L’Orignal, 479 Rue Saint Alexis, Montréal – When you arrive, you feel like you’ve walked in a cheerful hunting lodge, if there is such a thing. The Bison Tartar and Rabbit Cavatelli fit in perfectly with the theme and my tastebuds. Pricey.

Auberge du Vieux-Port, 97 Rue de la Commune Est, Montréal – The perfect boutique hotel in the Old Port, make sure you reserve a room in the original part of the building. Antique furniture, large bathrooms with rain showers, views of the river, and breakfast included. All for $200 or thereabouts.

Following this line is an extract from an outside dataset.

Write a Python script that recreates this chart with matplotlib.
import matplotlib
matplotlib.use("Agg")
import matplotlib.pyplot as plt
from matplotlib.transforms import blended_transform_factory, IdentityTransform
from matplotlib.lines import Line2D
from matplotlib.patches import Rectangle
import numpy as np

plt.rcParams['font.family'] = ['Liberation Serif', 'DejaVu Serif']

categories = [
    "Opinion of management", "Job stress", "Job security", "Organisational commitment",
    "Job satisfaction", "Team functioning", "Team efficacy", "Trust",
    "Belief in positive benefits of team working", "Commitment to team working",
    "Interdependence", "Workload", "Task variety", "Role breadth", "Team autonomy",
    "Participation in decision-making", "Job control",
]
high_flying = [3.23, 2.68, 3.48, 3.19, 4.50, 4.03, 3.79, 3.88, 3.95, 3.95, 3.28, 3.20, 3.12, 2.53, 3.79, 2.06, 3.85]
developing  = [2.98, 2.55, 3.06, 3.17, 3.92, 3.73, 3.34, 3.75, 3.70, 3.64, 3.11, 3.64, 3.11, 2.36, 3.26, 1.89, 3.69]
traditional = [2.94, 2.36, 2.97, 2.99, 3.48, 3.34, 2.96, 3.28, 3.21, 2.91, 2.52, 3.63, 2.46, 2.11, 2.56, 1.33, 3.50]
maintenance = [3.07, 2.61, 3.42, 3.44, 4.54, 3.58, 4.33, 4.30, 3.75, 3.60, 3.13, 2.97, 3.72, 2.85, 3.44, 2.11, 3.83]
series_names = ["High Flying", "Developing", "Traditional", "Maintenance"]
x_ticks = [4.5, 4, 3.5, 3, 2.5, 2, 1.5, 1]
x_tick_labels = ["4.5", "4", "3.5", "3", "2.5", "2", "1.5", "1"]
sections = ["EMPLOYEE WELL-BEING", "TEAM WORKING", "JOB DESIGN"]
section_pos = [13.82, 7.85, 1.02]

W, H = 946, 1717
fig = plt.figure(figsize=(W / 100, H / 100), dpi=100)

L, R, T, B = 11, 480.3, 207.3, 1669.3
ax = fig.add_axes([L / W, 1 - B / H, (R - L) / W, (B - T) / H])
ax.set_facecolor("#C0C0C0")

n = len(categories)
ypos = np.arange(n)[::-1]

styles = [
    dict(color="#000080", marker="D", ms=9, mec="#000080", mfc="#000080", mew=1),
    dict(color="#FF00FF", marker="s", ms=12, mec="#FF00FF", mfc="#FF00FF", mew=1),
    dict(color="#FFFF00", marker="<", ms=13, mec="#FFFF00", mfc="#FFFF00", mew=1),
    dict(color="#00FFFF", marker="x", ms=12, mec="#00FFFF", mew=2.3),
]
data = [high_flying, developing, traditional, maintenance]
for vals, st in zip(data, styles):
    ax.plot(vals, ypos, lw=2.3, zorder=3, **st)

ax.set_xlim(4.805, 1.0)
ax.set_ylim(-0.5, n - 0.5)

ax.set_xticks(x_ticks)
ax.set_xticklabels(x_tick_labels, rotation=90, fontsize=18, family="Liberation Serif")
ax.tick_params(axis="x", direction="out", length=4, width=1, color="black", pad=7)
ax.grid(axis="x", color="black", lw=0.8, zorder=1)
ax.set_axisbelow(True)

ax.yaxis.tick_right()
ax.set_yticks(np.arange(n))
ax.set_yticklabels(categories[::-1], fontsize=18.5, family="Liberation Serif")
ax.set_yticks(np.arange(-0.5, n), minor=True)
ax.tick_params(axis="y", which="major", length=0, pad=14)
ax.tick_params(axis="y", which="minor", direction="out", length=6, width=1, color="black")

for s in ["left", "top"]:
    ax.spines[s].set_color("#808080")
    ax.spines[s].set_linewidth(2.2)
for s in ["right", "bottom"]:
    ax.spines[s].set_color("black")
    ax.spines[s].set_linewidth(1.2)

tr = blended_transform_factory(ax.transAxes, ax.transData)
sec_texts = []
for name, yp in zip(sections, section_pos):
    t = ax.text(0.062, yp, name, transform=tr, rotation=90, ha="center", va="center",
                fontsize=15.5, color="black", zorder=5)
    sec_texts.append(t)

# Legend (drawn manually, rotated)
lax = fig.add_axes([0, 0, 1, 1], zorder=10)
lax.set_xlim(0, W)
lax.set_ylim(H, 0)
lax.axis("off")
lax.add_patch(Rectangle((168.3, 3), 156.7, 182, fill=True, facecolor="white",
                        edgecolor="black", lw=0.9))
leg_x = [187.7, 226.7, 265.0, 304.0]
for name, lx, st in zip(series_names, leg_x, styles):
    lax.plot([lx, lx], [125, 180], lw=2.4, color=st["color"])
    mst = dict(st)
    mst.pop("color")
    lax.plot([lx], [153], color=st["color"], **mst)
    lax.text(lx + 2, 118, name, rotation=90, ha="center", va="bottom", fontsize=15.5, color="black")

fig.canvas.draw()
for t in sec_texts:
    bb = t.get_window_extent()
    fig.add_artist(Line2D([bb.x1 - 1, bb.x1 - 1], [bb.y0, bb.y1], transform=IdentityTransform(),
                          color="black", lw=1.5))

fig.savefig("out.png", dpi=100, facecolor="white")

Creperie Catherine, 113 Chemin de Kandahar, Mont Tremblant – This is the place to get your fill on crepes. The place is small, so there is often a line, but it’s worth the wait. Savory crepes, sweet crepes, breakfast crepes. They have everything you could hope for in the crepe department. I tried both the Seafood Crepe and Catherine’s Special and was not disappointed, to say the very least. Easy on the Wallet.

Saratoga City Tavern, 9-21 Caroline St, Saratoga Springs – We stumbled into what I think is probably the best bar in town. Live music, 20+ taps, all with clean lines, and two open seats at the bar. The perfect end to another unexpected adventure. Easy on the Wallet.